Problem:
Print exactly the lines from the first one down to the line that contains "nan = np.nan", both included, and skip the pictures.
** START OF Recorded information **
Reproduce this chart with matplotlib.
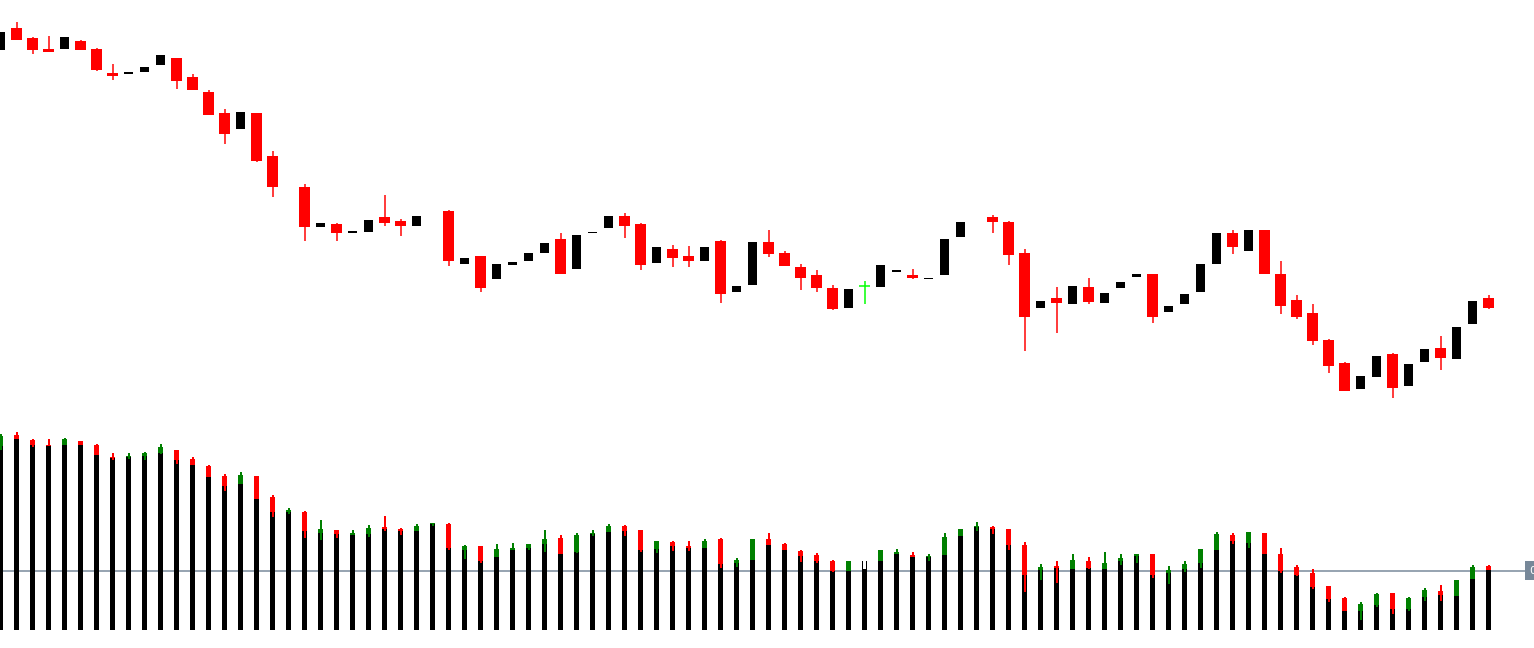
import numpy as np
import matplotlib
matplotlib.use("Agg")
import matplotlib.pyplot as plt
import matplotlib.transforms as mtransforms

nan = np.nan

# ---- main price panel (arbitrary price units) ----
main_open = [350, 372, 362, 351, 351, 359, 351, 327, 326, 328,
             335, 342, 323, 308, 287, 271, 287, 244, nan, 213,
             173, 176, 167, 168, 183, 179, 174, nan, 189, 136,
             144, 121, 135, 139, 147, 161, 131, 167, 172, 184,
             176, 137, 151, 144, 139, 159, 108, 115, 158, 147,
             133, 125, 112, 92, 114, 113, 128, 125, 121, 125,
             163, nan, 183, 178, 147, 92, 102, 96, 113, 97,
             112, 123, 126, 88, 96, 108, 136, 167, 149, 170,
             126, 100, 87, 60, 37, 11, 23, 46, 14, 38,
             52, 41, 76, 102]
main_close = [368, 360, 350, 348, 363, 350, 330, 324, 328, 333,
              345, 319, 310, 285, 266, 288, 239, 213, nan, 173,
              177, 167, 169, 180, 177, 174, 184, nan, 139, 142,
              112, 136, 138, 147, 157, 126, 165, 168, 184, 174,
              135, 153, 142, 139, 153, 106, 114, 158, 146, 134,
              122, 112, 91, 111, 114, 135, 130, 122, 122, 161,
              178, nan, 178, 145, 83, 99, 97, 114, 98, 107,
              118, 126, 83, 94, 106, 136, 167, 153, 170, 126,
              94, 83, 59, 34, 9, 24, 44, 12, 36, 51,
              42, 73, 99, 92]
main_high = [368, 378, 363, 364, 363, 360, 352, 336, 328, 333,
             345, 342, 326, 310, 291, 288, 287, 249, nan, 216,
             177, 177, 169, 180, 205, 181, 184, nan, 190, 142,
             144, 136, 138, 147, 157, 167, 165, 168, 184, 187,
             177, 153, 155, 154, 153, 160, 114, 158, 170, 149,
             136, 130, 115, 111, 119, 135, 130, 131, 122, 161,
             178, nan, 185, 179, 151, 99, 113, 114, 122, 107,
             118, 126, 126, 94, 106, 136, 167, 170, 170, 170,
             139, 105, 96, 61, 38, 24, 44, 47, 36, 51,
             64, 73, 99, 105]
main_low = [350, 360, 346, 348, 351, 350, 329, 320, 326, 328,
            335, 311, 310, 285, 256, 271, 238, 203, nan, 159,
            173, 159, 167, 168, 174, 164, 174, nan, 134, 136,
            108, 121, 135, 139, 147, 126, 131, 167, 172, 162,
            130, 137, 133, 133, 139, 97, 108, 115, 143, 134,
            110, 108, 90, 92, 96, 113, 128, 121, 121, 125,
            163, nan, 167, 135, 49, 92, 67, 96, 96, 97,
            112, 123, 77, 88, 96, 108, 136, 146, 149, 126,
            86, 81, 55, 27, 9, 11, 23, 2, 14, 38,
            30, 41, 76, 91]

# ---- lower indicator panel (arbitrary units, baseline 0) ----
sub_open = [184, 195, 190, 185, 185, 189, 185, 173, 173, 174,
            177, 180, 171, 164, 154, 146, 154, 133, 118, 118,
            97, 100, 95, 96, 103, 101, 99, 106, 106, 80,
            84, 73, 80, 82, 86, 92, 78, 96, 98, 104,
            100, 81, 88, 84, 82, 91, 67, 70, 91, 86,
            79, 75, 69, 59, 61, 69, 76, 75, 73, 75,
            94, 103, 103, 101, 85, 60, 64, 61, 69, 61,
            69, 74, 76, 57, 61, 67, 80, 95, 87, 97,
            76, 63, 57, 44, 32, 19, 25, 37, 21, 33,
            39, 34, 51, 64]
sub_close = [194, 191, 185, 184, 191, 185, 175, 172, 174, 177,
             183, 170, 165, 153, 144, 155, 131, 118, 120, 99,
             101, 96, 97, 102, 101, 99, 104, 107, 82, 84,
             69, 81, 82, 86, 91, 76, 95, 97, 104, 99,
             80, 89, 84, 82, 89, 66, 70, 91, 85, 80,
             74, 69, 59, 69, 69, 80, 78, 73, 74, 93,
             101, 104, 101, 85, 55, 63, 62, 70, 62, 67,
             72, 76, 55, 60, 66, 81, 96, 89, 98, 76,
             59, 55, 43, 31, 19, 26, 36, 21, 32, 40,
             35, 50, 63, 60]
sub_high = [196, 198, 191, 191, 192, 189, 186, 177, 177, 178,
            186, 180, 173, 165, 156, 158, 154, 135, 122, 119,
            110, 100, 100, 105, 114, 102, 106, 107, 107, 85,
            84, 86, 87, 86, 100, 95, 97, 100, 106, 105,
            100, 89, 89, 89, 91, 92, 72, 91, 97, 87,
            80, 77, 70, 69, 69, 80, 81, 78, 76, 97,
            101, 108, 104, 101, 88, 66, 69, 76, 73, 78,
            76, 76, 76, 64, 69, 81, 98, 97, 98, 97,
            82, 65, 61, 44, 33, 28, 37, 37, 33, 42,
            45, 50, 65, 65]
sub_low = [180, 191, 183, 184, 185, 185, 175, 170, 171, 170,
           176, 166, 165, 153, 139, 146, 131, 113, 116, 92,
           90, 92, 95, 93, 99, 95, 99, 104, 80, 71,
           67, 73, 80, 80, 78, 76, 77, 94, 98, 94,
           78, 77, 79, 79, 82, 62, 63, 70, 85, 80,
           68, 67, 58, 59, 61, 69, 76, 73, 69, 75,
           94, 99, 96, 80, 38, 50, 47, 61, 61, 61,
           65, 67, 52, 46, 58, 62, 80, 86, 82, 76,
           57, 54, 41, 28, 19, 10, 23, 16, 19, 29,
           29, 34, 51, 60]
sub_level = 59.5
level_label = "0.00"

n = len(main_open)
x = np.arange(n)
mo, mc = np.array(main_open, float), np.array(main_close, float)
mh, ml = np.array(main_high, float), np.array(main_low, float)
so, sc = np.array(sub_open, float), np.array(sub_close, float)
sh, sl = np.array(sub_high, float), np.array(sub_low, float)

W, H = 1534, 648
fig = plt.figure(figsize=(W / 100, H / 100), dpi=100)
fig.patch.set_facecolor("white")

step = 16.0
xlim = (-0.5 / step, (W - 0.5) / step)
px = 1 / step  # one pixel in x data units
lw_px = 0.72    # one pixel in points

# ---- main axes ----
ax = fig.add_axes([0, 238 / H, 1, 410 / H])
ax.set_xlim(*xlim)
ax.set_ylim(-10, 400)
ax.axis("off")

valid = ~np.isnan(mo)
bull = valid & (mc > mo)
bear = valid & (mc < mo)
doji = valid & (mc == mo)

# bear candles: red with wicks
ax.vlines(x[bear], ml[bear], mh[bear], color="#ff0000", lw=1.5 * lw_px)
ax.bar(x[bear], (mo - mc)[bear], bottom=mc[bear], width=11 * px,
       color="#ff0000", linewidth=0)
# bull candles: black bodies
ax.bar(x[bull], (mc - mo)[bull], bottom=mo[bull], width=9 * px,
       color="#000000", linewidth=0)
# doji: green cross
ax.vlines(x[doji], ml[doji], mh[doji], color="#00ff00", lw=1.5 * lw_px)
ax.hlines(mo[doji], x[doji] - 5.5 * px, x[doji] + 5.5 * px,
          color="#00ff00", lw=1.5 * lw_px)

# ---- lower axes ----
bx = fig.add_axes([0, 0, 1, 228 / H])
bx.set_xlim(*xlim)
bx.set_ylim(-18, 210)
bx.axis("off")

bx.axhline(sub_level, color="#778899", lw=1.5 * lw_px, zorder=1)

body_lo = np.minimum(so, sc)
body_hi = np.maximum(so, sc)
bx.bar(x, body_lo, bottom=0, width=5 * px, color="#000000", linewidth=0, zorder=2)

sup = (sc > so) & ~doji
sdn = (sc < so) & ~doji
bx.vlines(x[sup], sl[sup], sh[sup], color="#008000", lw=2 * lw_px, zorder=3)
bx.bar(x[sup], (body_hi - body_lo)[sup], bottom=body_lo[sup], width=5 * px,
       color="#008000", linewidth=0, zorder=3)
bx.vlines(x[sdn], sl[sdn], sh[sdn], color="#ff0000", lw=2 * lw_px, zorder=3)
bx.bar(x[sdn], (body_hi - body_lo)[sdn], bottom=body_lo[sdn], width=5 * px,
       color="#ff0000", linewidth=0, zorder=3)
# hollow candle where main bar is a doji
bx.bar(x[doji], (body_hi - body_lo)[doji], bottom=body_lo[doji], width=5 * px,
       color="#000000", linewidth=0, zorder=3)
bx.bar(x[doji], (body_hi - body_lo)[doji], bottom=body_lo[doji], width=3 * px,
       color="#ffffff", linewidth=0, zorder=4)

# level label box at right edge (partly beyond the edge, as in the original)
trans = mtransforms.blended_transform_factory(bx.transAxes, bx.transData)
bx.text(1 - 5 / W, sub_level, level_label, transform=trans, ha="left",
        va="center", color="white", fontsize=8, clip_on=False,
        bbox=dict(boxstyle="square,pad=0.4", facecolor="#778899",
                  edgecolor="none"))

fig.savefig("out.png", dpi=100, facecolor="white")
** END OF Recorded information **
Result of the task:
Reproduce this chart with matplotlib.
import numpy as np
import matplotlib
matplotlib.use("Agg")
import matplotlib.pyplot as plt
import matplotlib.transforms as mtransforms

nan = np.nan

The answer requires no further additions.